Hysteresis and elastic interactions of microasperities in dry friction

Velocity independent dry friction of a slider upon a base is due to an hysteretic response of relative displacement rho to a tangential driving force F. We show that the purely elastic model for multistability considered in a previous publication is in no way essential: multistability arises just as well from adhesion. We emphasize the physical consequences of multistability for dynamic/static, a.c./d.c. friction. When the slider is moved from rest by an amount rho the transition from the zero force static configuration to dynamic behaviour is progressive, spreading on a range equal to the width of the hysteresis cycle. When rho is small, an elastic restoring force ensues; in agreement with observations. The competition of that elastic pinning with bulk elasticity generates a screening length which we believe is the natural size of Burridge Knopoff blocks. We then study the effect of elastic interactions between asperities: it is weak for dilute asperities, but its long range makes it important.
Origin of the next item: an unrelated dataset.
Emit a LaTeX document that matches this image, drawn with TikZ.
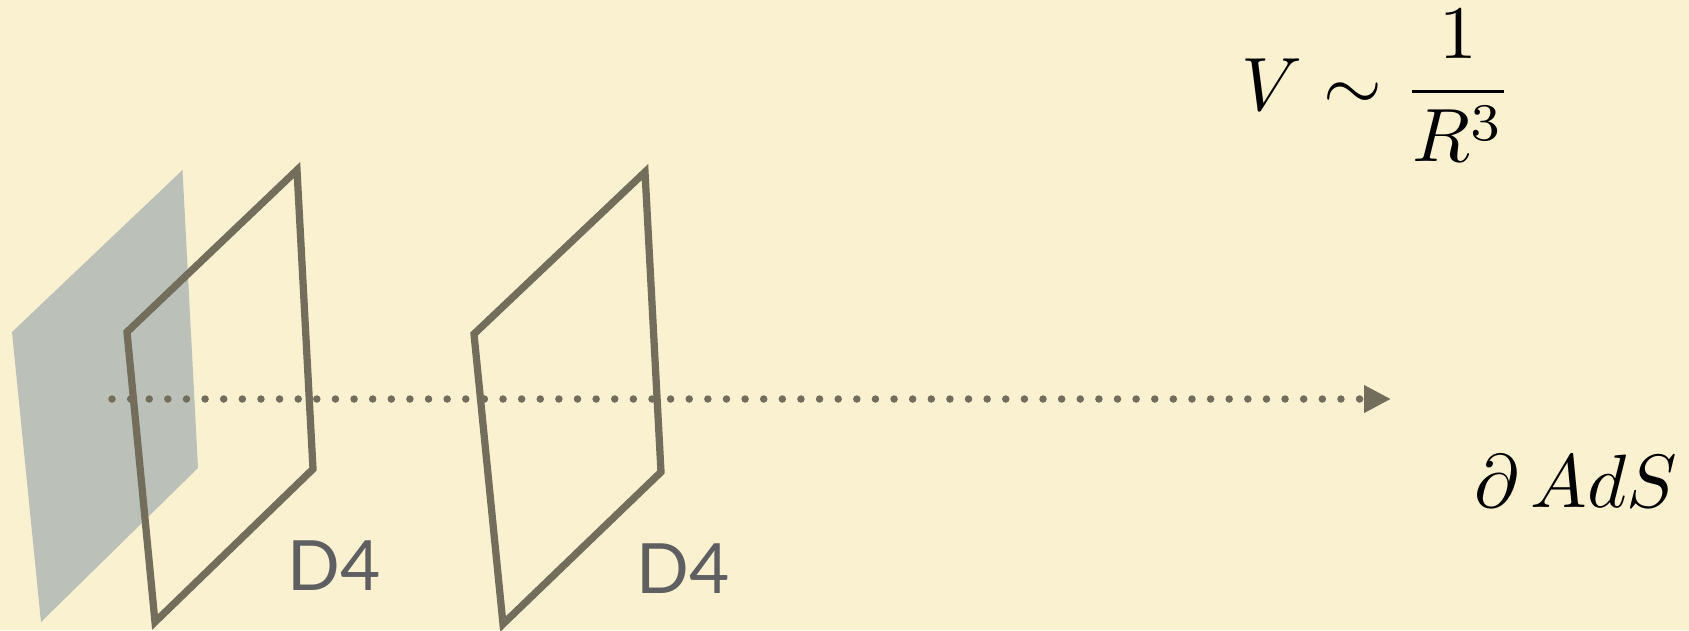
\documentclass[tikz,border=0pt]{standalone}
\usepackage{fontspec}
\setmainfont{Lato}
\usetikzlibrary{arrows.meta}
\definecolor{paper}{HTML}{FAF1D1}
\definecolor{sheet}{HTML}{BBC1B8}
\definecolor{edge}{HTML}{736E5C}
\definecolor{tag}{HTML}{5F5F61}
\begin{document}
\begin{tikzpicture}[
        brane/.style={
            draw=edge,
            line width=0.145cm,
            line join=miter
        },
        ghost/.style={
            fill=sheet
        },
        tagtext/.style={
            text=tag,
            anchor=base,
            inner sep=0pt,
            font=\fontsize{39.5}{40}\selectfont
        },
        formula/.style={
            text=black,
            anchor=base west,
            inner sep=0pt,
            scale=4.3,
            transform shape
        },
        axis/.style={
            draw=edge,
            line width=0.15cm,
            line cap=round,
            dash pattern=on 0pt off 0.3724cm,
            -{Triangle[length=0.54cm,width=0.52cm,fill=edge]}
        }
    ]

        \useasboundingbox[fill=paper] (0,0) rectangle (33.78,-12.60);

        \fill[ghost] (3.65,-3.40) -- (0.24,-6.64) -- (0.82,-12.44) -- (3.96,-9.36) -- cycle;
        \draw[brane] (5.94,-3.40) -- (2.54,-6.64) -- (3.10,-12.44) -- (6.26,-9.38) -- cycle;
        \draw[brane] (12.90,-3.44) -- (9.48,-6.68) -- (10.06,-12.48) -- (13.22,-9.44) -- cycle;

        \coordinate (from) at (2.24,-7.98);
        \coordinate (to) at (27.82,-7.98);
        \draw[axis] (from) -- (to);

        \node[tagtext] (first) at (6.69,-11.80) {D4};
        \node[tagtext] (second) at (13.67,-11.86) {D4};
        \node[formula] (potential) at (24.80,-2.20) {$\displaystyle V\sim\frac{1}{R^3}$};
        \node[formula] (boundary) at (29.45,-10.14) {$\partial\,AdS$};

    \end{tikzpicture}
\end{document}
In lowest order the interaction mediated displacement of a given asperity has logarithmically divergent fluctuations: they become comparable to the asperity radius when the slider sire reaches another characteristic "Larkin length" lambda(L), which for dilute micronic asperities is exponentially large. Wie give arguments suggesting that individually monostable asperities display collective multistability on scales larger than lambda(L). For individually multistable sites we show that elastic interactions give rise to cascade processes in which the spinodal jump of a given asperity triggers the jump of others. We estimate the size of these cascades that should show up in the noise spectrum.